A SaaS company spending $120K/month on EC2 On-Demand with stable workloads covering 70% of that spend could save approximately $25K-$30K/month by purchasing appropriate Savings Plans. That is $300K-$360K per year in savings that requires no engineering work, no architectural changes, and no operational disruption.
Pattern 5: Lift-and-Shift Architecture
Many SaaS companies began their cloud journey by migrating existing on-premises applications to AWS -- the classic "lift and shift." They took their monolithic application, deployed it on EC2 instances that mirrored their physical server configurations, and called it a cloud migration.

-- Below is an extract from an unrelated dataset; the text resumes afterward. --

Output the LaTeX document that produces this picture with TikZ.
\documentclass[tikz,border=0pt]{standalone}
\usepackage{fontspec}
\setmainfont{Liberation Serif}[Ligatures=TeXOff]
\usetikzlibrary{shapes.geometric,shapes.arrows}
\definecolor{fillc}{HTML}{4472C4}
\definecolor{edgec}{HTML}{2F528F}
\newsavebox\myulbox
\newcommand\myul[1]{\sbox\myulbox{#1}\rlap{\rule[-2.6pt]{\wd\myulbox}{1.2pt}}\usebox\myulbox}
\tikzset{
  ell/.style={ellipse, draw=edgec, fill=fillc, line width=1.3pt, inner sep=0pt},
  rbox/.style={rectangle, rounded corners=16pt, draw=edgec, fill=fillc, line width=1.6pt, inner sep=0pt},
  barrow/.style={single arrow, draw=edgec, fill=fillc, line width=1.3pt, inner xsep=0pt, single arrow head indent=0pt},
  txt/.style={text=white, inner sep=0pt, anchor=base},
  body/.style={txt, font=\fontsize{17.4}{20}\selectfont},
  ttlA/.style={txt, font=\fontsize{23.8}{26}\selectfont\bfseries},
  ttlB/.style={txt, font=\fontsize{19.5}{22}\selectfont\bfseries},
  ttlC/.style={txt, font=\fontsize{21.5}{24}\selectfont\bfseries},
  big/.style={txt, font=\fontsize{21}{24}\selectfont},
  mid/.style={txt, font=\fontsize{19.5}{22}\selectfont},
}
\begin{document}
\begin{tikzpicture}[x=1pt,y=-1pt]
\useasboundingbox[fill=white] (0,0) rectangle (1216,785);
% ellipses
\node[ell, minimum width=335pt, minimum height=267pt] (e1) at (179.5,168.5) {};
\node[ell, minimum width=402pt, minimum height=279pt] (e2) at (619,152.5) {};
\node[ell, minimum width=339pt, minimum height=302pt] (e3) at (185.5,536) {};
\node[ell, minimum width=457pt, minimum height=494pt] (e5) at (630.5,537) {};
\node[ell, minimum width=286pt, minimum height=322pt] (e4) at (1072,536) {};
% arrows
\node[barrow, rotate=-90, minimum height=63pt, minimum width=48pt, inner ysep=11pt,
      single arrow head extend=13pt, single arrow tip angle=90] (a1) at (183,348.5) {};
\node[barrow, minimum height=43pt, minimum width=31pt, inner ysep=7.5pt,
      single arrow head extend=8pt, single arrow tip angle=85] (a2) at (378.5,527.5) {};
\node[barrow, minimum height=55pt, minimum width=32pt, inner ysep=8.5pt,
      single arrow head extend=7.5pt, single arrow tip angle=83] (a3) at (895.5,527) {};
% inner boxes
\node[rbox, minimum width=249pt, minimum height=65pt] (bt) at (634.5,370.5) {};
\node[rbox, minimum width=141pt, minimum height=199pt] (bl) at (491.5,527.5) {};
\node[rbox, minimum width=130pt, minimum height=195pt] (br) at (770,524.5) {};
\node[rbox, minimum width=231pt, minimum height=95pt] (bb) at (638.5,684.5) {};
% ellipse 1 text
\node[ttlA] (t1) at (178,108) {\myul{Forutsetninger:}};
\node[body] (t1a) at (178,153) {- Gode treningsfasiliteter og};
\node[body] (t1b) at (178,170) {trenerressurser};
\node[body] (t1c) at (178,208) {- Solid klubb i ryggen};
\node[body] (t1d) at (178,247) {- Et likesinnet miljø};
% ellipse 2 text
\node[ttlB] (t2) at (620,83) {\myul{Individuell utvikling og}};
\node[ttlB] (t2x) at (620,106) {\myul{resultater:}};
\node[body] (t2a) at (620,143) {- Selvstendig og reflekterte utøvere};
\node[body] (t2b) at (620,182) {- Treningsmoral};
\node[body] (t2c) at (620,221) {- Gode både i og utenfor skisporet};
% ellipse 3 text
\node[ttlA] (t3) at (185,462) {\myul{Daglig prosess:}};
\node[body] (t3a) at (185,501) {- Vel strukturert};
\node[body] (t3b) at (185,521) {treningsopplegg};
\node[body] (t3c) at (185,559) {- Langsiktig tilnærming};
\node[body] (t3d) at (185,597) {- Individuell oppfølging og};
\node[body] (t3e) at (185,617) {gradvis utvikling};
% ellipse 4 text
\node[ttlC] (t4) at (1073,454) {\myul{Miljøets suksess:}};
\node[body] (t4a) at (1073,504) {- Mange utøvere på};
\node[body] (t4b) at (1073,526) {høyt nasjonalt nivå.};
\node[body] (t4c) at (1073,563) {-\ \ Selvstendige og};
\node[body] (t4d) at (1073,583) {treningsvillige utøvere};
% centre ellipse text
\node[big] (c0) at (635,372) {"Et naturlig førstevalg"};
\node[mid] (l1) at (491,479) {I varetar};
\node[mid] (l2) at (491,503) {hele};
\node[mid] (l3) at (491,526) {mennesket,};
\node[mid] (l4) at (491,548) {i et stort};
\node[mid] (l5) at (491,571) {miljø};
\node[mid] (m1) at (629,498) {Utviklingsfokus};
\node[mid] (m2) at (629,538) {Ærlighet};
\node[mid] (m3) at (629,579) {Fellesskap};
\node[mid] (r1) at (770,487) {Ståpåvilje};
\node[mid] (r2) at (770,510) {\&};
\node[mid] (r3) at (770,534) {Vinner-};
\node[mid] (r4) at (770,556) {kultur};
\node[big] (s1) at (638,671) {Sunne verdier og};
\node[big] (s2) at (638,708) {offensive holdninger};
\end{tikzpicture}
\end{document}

The problem is that a lift-and-shift architecture gets the costs of cloud without the benefits. You pay On-Demand rates (higher than owning hardware over 3+ years) without gaining elasticity (the ability to scale up and down with demand), without leveraging managed services (which reduce operational overhead), and without benefiting from cloud-native pricing models.
These architectures are expensive, inflexible, and operationally burdensome. They are also common: I estimate that 40-50% of growth-stage SaaS companies have significant lift-and-shift components in their infrastructure.

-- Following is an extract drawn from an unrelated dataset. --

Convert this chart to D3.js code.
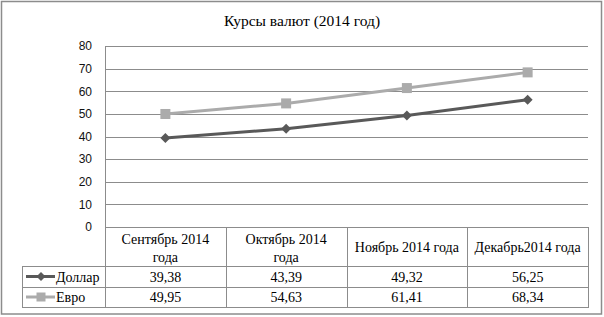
<!DOCTYPE html>
<html>
<head>
<meta charset="utf-8">
<script src="https://cdn.jsdelivr.net/npm/d3@7"></script>
<style>
  body { margin: 0; background: #fff; }
  svg { display: block; }
  .serif { font-family: "Liberation Serif", "Times New Roman", serif; font-size: 14px; }
  .sans { font-family: "Liberation Sans", Arial, sans-serif; font-size: 12px; }
</style>
</head>
<body>
<div id="chart"></div>
<script>
// data
var months = ["Сентябрь 2014 года", "Октябрь 2014 года", "Ноябрь 2014 года", "Декабрь2014 года"]
var monthLines = [["Сентябрь 2014", "года"], ["Октябрь 2014", "года"], ["Ноябрь 2014 года"], ["Декабрь2014 года"]]
var dollar = [39.38, 43.39, 49.32, 56.25]
var euro = [49.95, 54.63, 61.41, 68.34]
var yTicks = [0, 10, 20, 30, 40, 50, 60, 70, 80]

var series = [
  {name: "Доллар", values: dollar, color: "#595959", marker: "diamond"},
  {name: "Евро", values: euro, color: "#ababab", marker: "square"}
]

var W = 604, H = 317
var plot = {left: 105, right: 588, top: 46, bottom: 227}
var rowTops = [266, 287, 307]
var legendLeft = 22
var gridColor = "#8c8c8c"

var svg = d3.select("#chart").append("svg")
  .attr("width", W)
  .attr("height", H)

// outer frame
svg.append("rect")
  .attr("x", 1.5).attr("y", 1.5)
  .attr("width", 600).attr("height", 312.5)
  .attr("fill", "white")
  .attr("stroke", gridColor)
  .attr("stroke-width", 1.5)

// title
svg.append("text")
  .attr("class", "serif")
  .attr("x", 302).attr("y", 26)
  .attr("text-anchor", "middle")
  .style("font-size", "15.5px")
  .attr("fill", "#000")
  .text("Курсы валют (2014 год)")

var xScale = d3.scaleBand()
  .domain(months)
  .range([plot.left, plot.right])
  .padding(0)

var yScale = d3.scaleLinear()
  .domain([0, 80])
  .range([plot.bottom, plot.top])

// gridlines
svg.append("g")
  .selectAll("line")
  .data(yTicks)
  .join("line")
  .attr("x1", plot.left).attr("x2", plot.right)
  .attr("y1", function (d) { return Math.round(yScale(d)) + 0.5 })
  .attr("y2", function (d) { return Math.round(yScale(d)) + 0.5 })
  .attr("stroke", gridColor)
  .attr("stroke-width", 1)

// y axis labels
var yAxis = svg.append("g")
  .attr("transform", "translate(" + plot.left + ",0)")
  .call(d3.axisLeft(yScale).tickValues(yTicks).tickSize(0).tickPadding(13))
yAxis.attr("font-family", null).attr("font-size", null)
yAxis.select(".domain").remove()
yAxis.selectAll("text")
  .attr("class", "sans")
  .attr("fill", "#111")

// left vertical axis line
svg.append("line")
  .attr("x1", plot.left + 0.5).attr("x2", plot.left + 0.5)
  .attr("y1", plot.top).attr("y2", rowTops[2])
  .attr("stroke", gridColor)

// table: column separators
svg.append("g")
  .selectAll("line")
  .data(months.slice(1).concat(["end"]))
  .join("line")
  .attr("x1", function (d) { return Math.round(d == "end" ? plot.right : xScale(d)) + 0.5 })
  .attr("x2", function (d) { return Math.round(d == "end" ? plot.right : xScale(d)) + 0.5 })
  .attr("y1", plot.bottom).attr("y2", rowTops[2])
  .attr("stroke", gridColor)

// table: row lines
svg.append("g")
  .selectAll("line")
  .data(rowTops)
  .join("line")
  .attr("x1", legendLeft).attr("x2", plot.right + 1)
  .attr("y1", function (d) { return d + 0.5 })
  .attr("y2", function (d) { return d + 0.5 })
  .attr("stroke", gridColor)
svg.append("line")
  .attr("x1", legendLeft + 0.5).attr("x2", legendLeft + 0.5)
  .attr("y1", rowTops[0]).attr("y2", rowTops[2])
  .attr("stroke", gridColor)

// header labels
var header = svg.append("g")
  .selectAll("text")
  .data(months)
  .join("text")
  .attr("class", "serif")
  .attr("text-anchor", "middle")
  .attr("fill", "#000")
  .attr("x", function (d) { return xScale(d) + xScale.bandwidth() / 2 })
header.each(function (d, i) {
  var lines = monthLines[i]
  var el = d3.select(this)
  var y0 = lines.length == 2 ? 244 : 252
  lines.forEach(function (t, k) {
    el.append("tspan")
      .attr("x", xScale(d) + xScale.bandwidth() / 2)
      .attr("y", y0 + k * 18)
      .text(t)
  })
})

function drawMarker (g, type, cx, cy, color, size) {
  if (type == "diamond") {
    g.append("path")
      .attr("d", "M" + cx + "," + (cy - size) + "L" + (cx + size) + "," + cy +
        "L" + cx + "," + (cy + size) + "L" + (cx - size) + "," + cy + "Z")
      .attr("fill", color)
  } else {
    g.append("rect")
      .attr("x", cx - size).attr("y", cy - size)
      .attr("width", size * 2).attr("height", size * 2)
      .attr("fill", color)
  }
}

// lines + markers
var line = d3.line()
  .x(function (d, i) { return xScale(months[i]) + xScale.bandwidth() / 2 })
  .y(function (d) { return yScale(d) })

series.slice().reverse().forEach(function (s) {
  var g = svg.append("g")
  g.append("path")
    .datum(s.values)
    .attr("d", line)
    .attr("fill", "none")
    .attr("stroke", s.color)
    .attr("stroke-width", 3)
  s.values.forEach(function (v, i) {
    drawMarker(g, s.marker, xScale(months[i]) + xScale.bandwidth() / 2, yScale(v), s.color, 5)
  })
})

// table values + legend keys
series.forEach(function (s, r) {
  var top = rowTops[r], bottom = rowTops[r + 1]
  var cy = (top + bottom) / 2
  var g = svg.append("g")
  g.append("line")
    .attr("x1", 26).attr("x2", 55)
    .attr("y1", cy).attr("y2", cy)
    .attr("stroke", s.color)
    .attr("stroke-width", 3)
  drawMarker(g, s.marker, 41, cy, s.color, 4.5)
  g.append("text")
    .attr("class", "serif")
    .attr("x", 56).attr("y", cy + 5)
    .attr("fill", "#000")
    .text(s.name)
  g.selectAll(".val")
    .data(s.values)
    .join("text")
    .attr("class", "val serif")
    .attr("text-anchor", "middle")
    .attr("x", function (d, i) { return xScale(months[i]) + xScale.bandwidth() / 2 })
    .attr("y", cy + 5)
    .attr("fill", "#000")
    .text(function (d) { return d.toFixed(2).replace(".", ",") })
})
</script>
</body>
</html>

The path to optimization is modernization -- containerization, managed services, serverless where appropriate -- but this requires meaningful engineering investment. Budget 6-18 months for significant architectural improvements, with cost savings materializing progressively over that timeline.
Why Growth-Stage SaaS Is Especially Vulnerable
Growth-stage SaaS companies (typically $5M-$50M ARR) are particularly prone to cloud overspending for several structural reasons:
Speed over efficiency: At this stage, the priority is shipping features and acquiring customers. Infrastructure efficiency is explicitly deprioritized -- and understandably so. But the technical debt compounds.
No dedicated infrastructure team: Companies at this stage rarely have a dedicated platform engineering or infrastructure team. Cloud infrastructure is managed part-time by application developers who lack the specialized knowledge to optimize it.
Rapid scaling without optimization: As the customer base grows, the company scales infrastructure horizontally (more instances, bigger databases) without optimizing the existing footprint. Each new customer adds incremental cloud cost at the unoptimized rate.
VC funding masks the problem: When a company has $20M in the bank from a recent funding round, no one is scrutinizing the AWS bill. The focus is on growth metrics -- ARR, NDR, logo count -- not on margin efficiency. The cloud bill is growing, but so is everything else, and it does not seem urgent.
No financial benchmarking: Without benchmarking against peers, companies do not realize their cloud cost as a percentage of revenue is 2-3x higher than optimized competitors. They assume their spending is normal.
The Gross Margin Imperative
For PE investors evaluating SaaS companies, cloud costs are fundamentally a gross margin issue. And gross margin is arguably the single most important metric in SaaS valuation.
Consider two otherwise identical SaaS companies with $20M ARR:
- Company A: 65% gross margin, with cloud COGS representing 20% of revenue
- Company B: 75% gross margin, with cloud COGS representing 10% of revenue (because they have optimized cloud spending)
At a 10x ARR multiple (or equivalently, a higher EBITDA multiple applied to the higher-margin company), Company B is worth significantly more -- and is more attractive to growth equity investors and strategic acquirers who are modeling long-term margin potential.
The path from Company A to Company B is exactly the cloud optimization work described in this article. It is achievable, it is measurable, and it directly impacts valuation.